# Changelog

## To Do

*   Check for NA/NaN/Inf in input matrices.

*   Bring back support for non-numeric data (needs updates in `deadwood`).

*   Add support for non-square confusion matrices in
    `normalized_pivoted_accuracy` and `normalized_clustering_accuracy`.


## 1.3.0 (2026-02-23)

*   The package was heavily refactored; common MST-related functions and classes
    as well as functions from the `tools` and `plots` modules were moved to
    the new [`deadwood`](https://deadwood.gagolewski.com/) package, which is
    now required.

*   [BACKWARD INCOMPATIBILITY]  Outlier detection based solely on whether
    a node is a leaf of a minimum spanning tree w.r.t. some mutual reachability
    distance turned out to be subpar in more detailed experiments,
    especially for smaller smoothing factors.  Note that in the previous
    versions of the package, this feature was deemed merely experimental;
    Hence, `detect_noise` in `genie.default` and `skip_leaves`, `preprocess`,
    and `postprocess` elsewhere are no longer available.  Instead, use the more
    universal `deadwood` package now.

*   [BACKWARD INCOMPATIBILITY]  `quitefastmst` version >= 0.9.1 is now required;
    the introduced backward-incompatible changes have been addressed.
    In particular, the definition of mutual reachability distances has changed.
    Unlike in Campello et al.'s 2013 paper, now the core distance is the
    distance to the *M*-th nearest neighbour, not the *(M-1)*-th one
    (not including self).

*   [Python] [BACKWARD INCOMPATIBILITY]  `internal` module was renamed `core`.

*   [BACKWARD INCOMPATIBILITY]  Deprecated functions such as `mst_from_nn`
    have been removed.

*   [Python] [BACKWARD INCOMPATIBILITY]  `compute_full_tree` is now always True.

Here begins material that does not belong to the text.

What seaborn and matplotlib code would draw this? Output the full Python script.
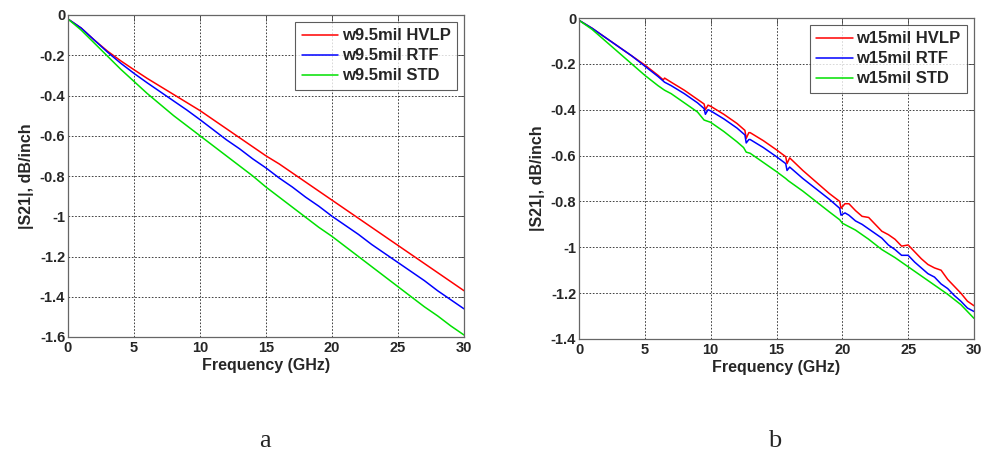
import numpy as np
import pandas as pd
import matplotlib
matplotlib.use("Agg")
import matplotlib.pyplot as plt
import seaborn as sns

# ---- panel a: w9.5mil traces ----
freq_a = [0, 1, 2, 3, 4, 5, 6, 7, 8, 9, 10, 11, 12, 13, 14, 15,
          16, 17, 18, 19, 20, 21, 22, 23, 24, 25, 26, 27, 28, 29, 30]
hvlp_a = [-0.02, -0.065, -0.125, -0.18, -0.228, -0.272, -0.315, -0.355, -0.395, -0.435, -0.475,
          -0.52, -0.565, -0.61, -0.655, -0.70, -0.74, -0.785, -0.83, -0.875, -0.92,
          -0.965, -1.01, -1.055, -1.10, -1.145, -1.19, -1.235, -1.28, -1.325, -1.37]
rtf_a = [-0.02, -0.065, -0.125, -0.185, -0.24, -0.29, -0.337, -0.382, -0.427, -0.472, -0.52,
         -0.57, -0.62, -0.665, -0.715, -0.76, -0.81, -0.855, -0.905, -0.95, -1.00,
         -1.045, -1.09, -1.14, -1.185, -1.23, -1.275, -1.32, -1.37, -1.415, -1.46]
std_a = [-0.02, -0.075, -0.14, -0.205, -0.27, -0.33, -0.39, -0.445, -0.50, -0.55, -0.60,
         -0.65, -0.70, -0.75, -0.80, -0.855, -0.905, -0.955, -1.005, -1.055, -1.10,
         -1.15, -1.20, -1.25, -1.30, -1.35, -1.40, -1.45, -1.495, -1.545, -1.59]

# ---- panel b: w15mil traces ----
freq_b_hvlp = [0, 1, 2, 3, 4, 5, 6, 6.4, 6.5, 7, 8, 9, 9.5, 9.6, 9.8, 10, 11, 12,
               12.6, 12.7, 12.9, 13, 14, 15, 15.7, 15.8, 16, 17, 18, 19, 19.8, 19.9,
               20.2, 20.5, 21, 21.5, 22, 22.5, 23, 23.5, 24, 24.5, 25, 25.5, 26,
               26.5, 27, 27.5, 28, 28.5, 29, 29.5, 30]
hvlp_b = [-0.01, -0.045, -0.085, -0.125, -0.165, -0.205, -0.25, -0.27, -0.262, -0.28,
          -0.315, -0.355, -0.375, -0.40, -0.38, -0.385, -0.42, -0.46, -0.49, -0.525,
          -0.50, -0.50, -0.535, -0.575, -0.605, -0.635, -0.61, -0.665, -0.715, -0.765,
          -0.80, -0.83, -0.81, -0.81, -0.84, -0.865, -0.87, -0.90, -0.93, -0.945,
          -0.965, -0.995, -0.99, -1.02, -1.05, -1.075, -1.09, -1.10, -1.14, -1.17,
          -1.20, -1.235, -1.255]
freq_b_rtf = freq_b_hvlp
rtf_b = [-0.01, -0.045, -0.085, -0.125, -0.165, -0.21, -0.255, -0.275, -0.28, -0.295,
         -0.33, -0.37, -0.395, -0.42, -0.40, -0.405, -0.44, -0.48, -0.51, -0.545,
         -0.53, -0.53, -0.565, -0.605, -0.635, -0.665, -0.65, -0.70, -0.745, -0.79,
         -0.83, -0.86, -0.85, -0.86, -0.885, -0.90, -0.92, -0.94, -0.96, -0.99,
         -1.01, -1.035, -1.035, -1.065, -1.09, -1.115, -1.13, -1.16, -1.18, -1.21,
         -1.235, -1.265, -1.28]
freq_b_std = [0, 1, 2, 3, 4, 5, 6, 6.5, 7, 8, 9, 9.5, 10, 11, 12, 12.5, 12.7, 13,
              14, 15, 15.7, 15.9, 17, 18, 19, 19.8, 20, 21, 22, 23, 24, 25, 26, 27,
              28, 29, 30]
std_b = [-0.01, -0.05, -0.10, -0.15, -0.20, -0.25, -0.295, -0.315, -0.33, -0.37,
         -0.41, -0.445, -0.455, -0.495, -0.54, -0.565, -0.585, -0.59, -0.63, -0.67,
         -0.70, -0.71, -0.755, -0.80, -0.845, -0.88, -0.895, -0.925, -0.965, -1.01,
         -1.045, -1.085, -1.125, -1.165, -1.205, -1.25, -1.31]

labels_a = ["w9.5mil HVLP", "w9.5mil RTF", "w9.5mil STD"]
labels_b = ["w15mil HVLP", "w15mil RTF", "w15mil STD"]
line_colors = ["#ff0000", "#0000ff", "#00e000"]

yticks_a = [0, -0.2, -0.4, -0.6, -0.8, -1.0, -1.2, -1.4, -1.6]
yticks_b = [0, -0.2, -0.4, -0.6, -0.8, -1.0, -1.2, -1.4]
xticks = [0, 5, 10, 15, 20, 25, 30]


def long_frame(series):
    rows = []
    for name, xs, ys in series:
        rows.append(pd.DataFrame({"freq": xs, "s21": ys, "trace": name}))
    return pd.concat(rows, ignore_index=True)


df_a = long_frame([(labels_a[0], freq_a, hvlp_a),
                   (labels_a[1], freq_a, rtf_a),
                   (labels_a[2], freq_a, std_a)])
df_b = long_frame([(labels_b[0], freq_b_hvlp, hvlp_b),
                   (labels_b[1], freq_b_rtf, rtf_b),
                   (labels_b[2], freq_b_std, std_b)])

sns.set_theme(style="white")
plt.rcParams['font.family'] = ['Liberation Sans', 'DejaVu Sans']

fig = plt.figure(figsize=(9.85, 4.54), dpi=100)
ax_a = fig.add_axes([68 / 985, 1 - 337 / 454, 396 / 985, 322 / 454])
ax_b = fig.add_axes([579 / 985, 1 - 339 / 454, 395 / 985, 321 / 454])


def style_panel(ax, df, labels, yticks, ylim):
    sns.lineplot(data=df, x="freq", y="s21", hue="trace", hue_order=labels,
                 palette=dict(zip(labels, line_colors)), estimator=None,
                 sort=False, linewidth=1.1, ax=ax)
    ax.set_xlim(0, 30)
    ax.set_ylim(*ylim)
    ax.set_xticks(xticks)
    ax.set_yticks(yticks)
    ax.set_xticklabels([f"{t:g}" for t in xticks], fontweight="bold", fontsize=10.5)
    ax.set_yticklabels([f"{t:g}" for t in yticks], fontweight="bold", fontsize=10.5)
    ax.grid(True, color="#222222", linestyle=(0, (2, 2)), linewidth=0.6)
    ax.tick_params(direction="in", length=4, width=0.6, color="#444444",
                   top=True, right=True)
    ax.tick_params(axis="x", pad=3)
    ax.tick_params(axis="y", pad=2)
    for sp in ax.spines.values():
        sp.set_color("#666666")
        sp.set_linewidth(0.9)
    ax.set_xlabel("Frequency (GHz)", fontweight="bold", fontsize=11.5, labelpad=2)
    ax.set_ylabel("|S21|, dB/inch", fontweight="bold", fontsize=11.5, labelpad=4)
    leg = ax.legend(loc="upper right", fontsize=12, frameon=True, fancybox=False,
                    handlelength=2.2, borderaxespad=0.4, labelspacing=0.3,
                    handletextpad=0.2, borderpad=0.4)
    leg.get_frame().set_edgecolor("#333333")
    leg.get_frame().set_linewidth(0.8)
    for t in leg.get_texts():
        t.set_fontweight("bold")


style_panel(ax_a, df_a, labels_a, yticks_a, (-1.6, 0))
style_panel(ax_b, df_b, labels_b, yticks_b, (-1.4, 0))

fig.text(265 / 985, 2 / 454, "a", ha="center", va="bottom",
         fontsize=19, family=["Liberation Serif", "DejaVu Serif"])
fig.text(775 / 985, 2 / 454, "b", ha="center", va="bottom",
         fontsize=19, family=["Liberation Serif", "DejaVu Serif"])

fig.savefig("out.png", dpi=100)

*   [BUGFIX]  #92: Passing a non-square confusion matrix to
    `normalized_pivoted_accuracy` and `normalized_clustering_accuracy`
    yields an error as such objects are yet to be supported.

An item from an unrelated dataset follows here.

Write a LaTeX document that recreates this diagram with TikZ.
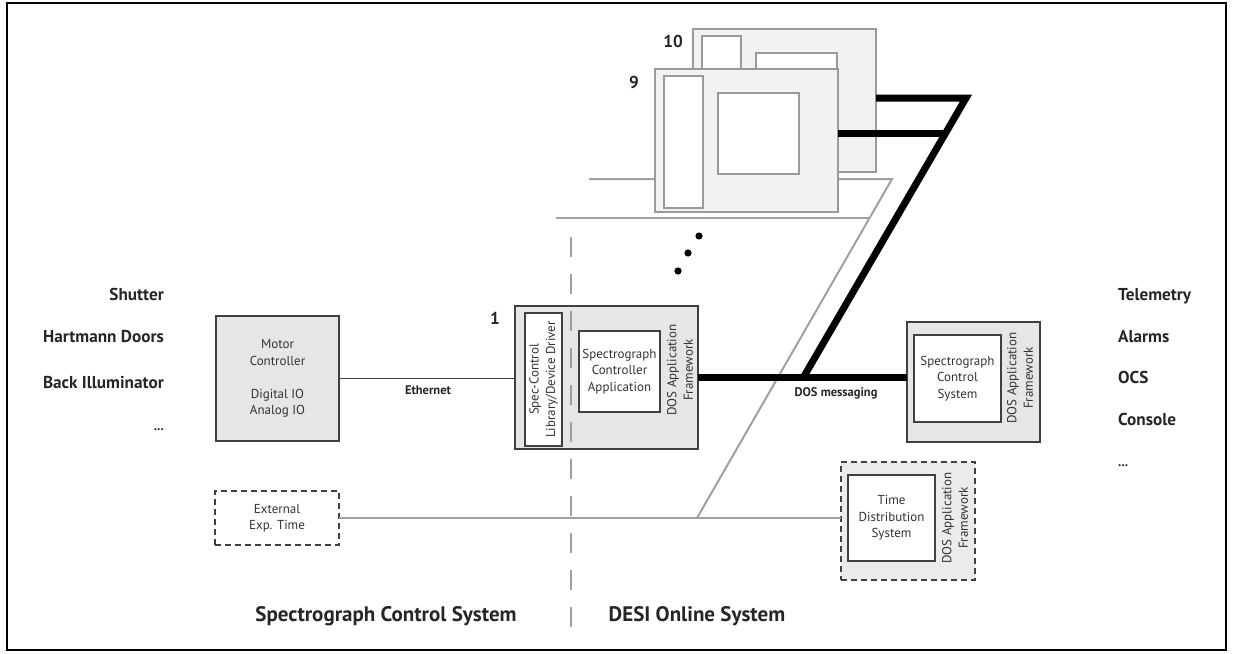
\documentclass[tikz,border=0pt]{standalone}
\usepackage{fontspec}
\setmainfont{PT Sans}
\usetikzlibrary{calc}
\definecolor{boxfill}{HTML}{E6E6E6}
\definecolor{boxline}{HTML}{404040}
\definecolor{ghostfill}{HTML}{F2F2F2}
\definecolor{ghostline}{HTML}{9A9A9A}
\definecolor{grayline}{HTML}{A0A0A0}
\definecolor{txtcol}{HTML}{333333}
\tikzset{
  box/.style={draw=boxline, fill=boxfill, line width=1.8pt, inner sep=0pt, outer sep=0pt},
  dbox/.style={draw=boxline, line width=1.8pt, dash pattern=on 6pt off 4pt, inner sep=0pt, outer sep=0pt},
  inbox/.style={draw=boxline, fill=white, line width=1.5pt, inner sep=0pt, outer sep=0pt},
  ghost/.style={draw=ghostline, fill=ghostfill, line width=1.5pt, inner sep=0pt, outer sep=0pt},
  ghostin/.style={draw=ghostline, fill=white, line width=1.5pt, inner sep=0pt, outer sep=0pt},
  txt/.style={font=\fontsize{13}{16.5}\selectfont, text=txtcol, align=center, inner sep=0pt},
  lbl/.style={font=\fontsize{17.2}{19}\selectfont\bfseries, text=black!85, inner sep=0pt},
  bottomlbl/.style={font=\fontsize{21}{23}\selectfont\bfseries, text=black!85, inner sep=0pt},
  linelbl/.style={font=\fontsize{12.5}{14}\selectfont\bfseries, text=black!85, inner sep=0pt},
  ethline/.style={draw=boxline, line width=1.5pt},
  graylink/.style={draw=grayline, line width=2pt},
  dosline/.style={draw=black, line width=7pt, line join=miter},
  divider/.style={draw=grayline, line width=2pt, dash pattern=on 20pt off 17pt},
}
\begin{document}
\begin{tikzpicture}[x=1pt,y=-1pt]
\useasboundingbox (0,0) rectangle (1233,653);
\draw[black, line width=1.5pt] (7,3) rectangle (1226,650);

% coordinates
\coordinate (p1) at (589,179);
\coordinate (p2) at (892,179);
\coordinate (p3) at (556,218);
\coordinate (p4) at (869.5,218);
\coordinate (p5) at (697,518);
\coordinate (k) at (966,98);
\coordinate (k9) at (946,133);
\coordinate (j) at (803,378);
\coordinate (d1) at (571,237);
\coordinate (d2) at (571,636);

% gray plane lines
\draw[graylink] (p1) -- (p2) -- (p5);
\draw[graylink] (p3) -- (p4);

% stacked boxes 10 and 9
\node[ghost, minimum width=183pt, minimum height=143pt] (b10) at (784.5,100.5) {};
\node[ghostin, minimum width=39pt, minimum height=132pt] (b10l) at (721.5,102) {};
\node[ghostin, minimum width=81pt, minimum height=81pt] (b10a) at (796.5,93.5) {};
\node[ghost, minimum width=183pt, minimum height=143pt] (b9) at (746.5,140.5) {};
\node[ghostin, minimum width=39pt, minimum height=132pt] (b9l) at (683.5,142) {};
\node[ghostin, minimum width=81pt, minimum height=81pt] (b9a) at (758.5,133.5) {};
\node[lbl] (n10) at (673,41) {10};
\node[lbl] (n9) at (634,82) {9};

% dots
\fill[black] (699,236) circle[radius=3.6pt];
\fill[black] (688,253) circle[radius=3.6pt];
\fill[black] (678,271) circle[radius=3.6pt];

% left side
\node[box, txt, minimum width=123pt, minimum height=125pt] (mc) at (277.5,378.5) {Motor\\Controller\\[16.5pt]Digital IO\\Analog IO};
\node[dbox, txt, fill=white, minimum width=124pt, minimum height=54pt] (ext) at (277,518) {External\\Exp. Time};

% box 1
\node[box, minimum width=183pt, minimum height=143pt] (b1) at (606.5,377.5) {};
\node[inbox, minimum width=37pt, minimum height=133pt] (b1l) at (543.5,379.5) {};
\node[txt, rotate=90] (b1lt) at (b1l) {Spec-Control\\Library/Device Driver};
\node[inbox, txt, minimum width=81pt, minimum height=81pt] (b1a) at (619.5,371.5) {Spectrograph\\Controller\\Application};
\node[txt, rotate=90] (b1f) at (680,370) {DOS Application\\Framework};
\node[lbl] (n1) at (495,318) {1};

% right box
\node[box, minimum width=133pt, minimum height=120pt] (rs) at (973.5,382) {};
\node[inbox, txt, minimum width=87pt, minimum height=87pt] (rsi) at (957.5,378.5) {Spectrograph\\Control\\System};
\node[txt, rotate=90] (rsf) at (1020,378) {DOS Application\\Framework};

% time distribution
\node[dbox, fill=boxfill!80!white, minimum width=134pt, minimum height=118pt] (tds) at (908,521) {};
\node[inbox, txt, minimum width=87pt, minimum height=86pt] (tdsi) at (891.5,518) {Time\\Distribution\\System};
\node[txt, rotate=90] (tdsf) at (955,518) {DOS Application\\Framework};

% connectors
\draw[ethline] (mc.east) -- (mc.east -| b1.west);
\node[linelbl] (ethl) at (428,390) {Ethernet};
\draw[graylink] (ext.east) -- (ext.east -| tds.west);
\draw[dosline] (b1.east) -- (b1.east -| rs.west);
\draw[dosline] (b10.east |- k) -- (k) -- (j);
\draw[dosline] (b9.east |- k9) -- (k9);
\node[linelbl] (dosl) at (836,393) {DOS messaging};

% divider
\draw[divider] (d1) -- (d2);

% side labels
\node[lbl, anchor=base east] (l1) at (164,300) {Shutter};
\node[lbl, anchor=base east] (l2) at (164,342) {Hartmann Doors};
\node[lbl, anchor=base east] (l3) at (164,388) {Back Illuminator};
\node[lbl, anchor=base east, font=\fontsize{13}{14}\selectfont\bfseries] (l4) at (164,430) {...};
\node[lbl, anchor=base west] (r1) at (1118,300) {Telemetry};
\node[lbl, anchor=base west] (r2) at (1118,342) {Alarms};
\node[lbl, anchor=base west] (r3) at (1118,383) {OCS};
\node[lbl, anchor=base west] (r4) at (1118,425) {Console};
\node[lbl, anchor=base west, font=\fontsize{13}{14}\selectfont\bfseries] (r5) at (1118,466) {...};

% bottom labels
\node[bottomlbl, anchor=base] (sl) at (386,621) {Spectrograph Control System};
\node[bottomlbl, anchor=base] (dl) at (697,621) {DESI Online System};
\end{tikzpicture}
\end{document}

*   [R]  `gclust` and `genie` now return the computed MST via the `mst`
    object attribute.  `genie` returns an object of the class `mstclust`.
    This makes it operable with `deadwood`.

*   [Python] [BUGFIX]  Modifying `quitefastmst_params` via `set_state`
    now invalidates the cached MST.

*   [Python] [NEW FEATURE]  `plots.plot_scatter` has new arguments:
    `asp`, `markers`, and `colours`.  The module globals `mrk` and `col` were
    renamed accordingly.  However, as mentioned above, `plots` was
    moved to `deadwood`.

*   [Python] [BACKWARD INCOMPATIBILITY]  `compute_all_cuts` in `Genie` was
    renamed `coarser`.  If `True`, `labels_` is still a vector representing
    the requested `n_clusters`.  The coarser-grained labels are now stored
    in `labels_matrix_` whose `i`-th row represents an `(i+1)`-partition.


## 1.2.0 (2025-07-24)

*   [Python and R] Using the new implementation of Euclidean and mutual
    reachability minimum spanning trees (pretty fast in low dimensional spaces)
    from the [`quitefastmst`](https://quitefastmst.gagolewski.com/) package.

*   [BACKWARD INCOMPATIBILITY] [Python] Seeking approximate near-neighbours
    with `nmslib` is no longer supported directly; unfortunately, the package
    has not been updated for a while.

*   [BACKWARD INCOMPATIBILITY] `mlpack` is not used anymore.

*   [Python] `MSTClusterMixin`: A base class for Genie, GIc, and other MST-based
    clustering algorithms.  [later moved to `deadwood`]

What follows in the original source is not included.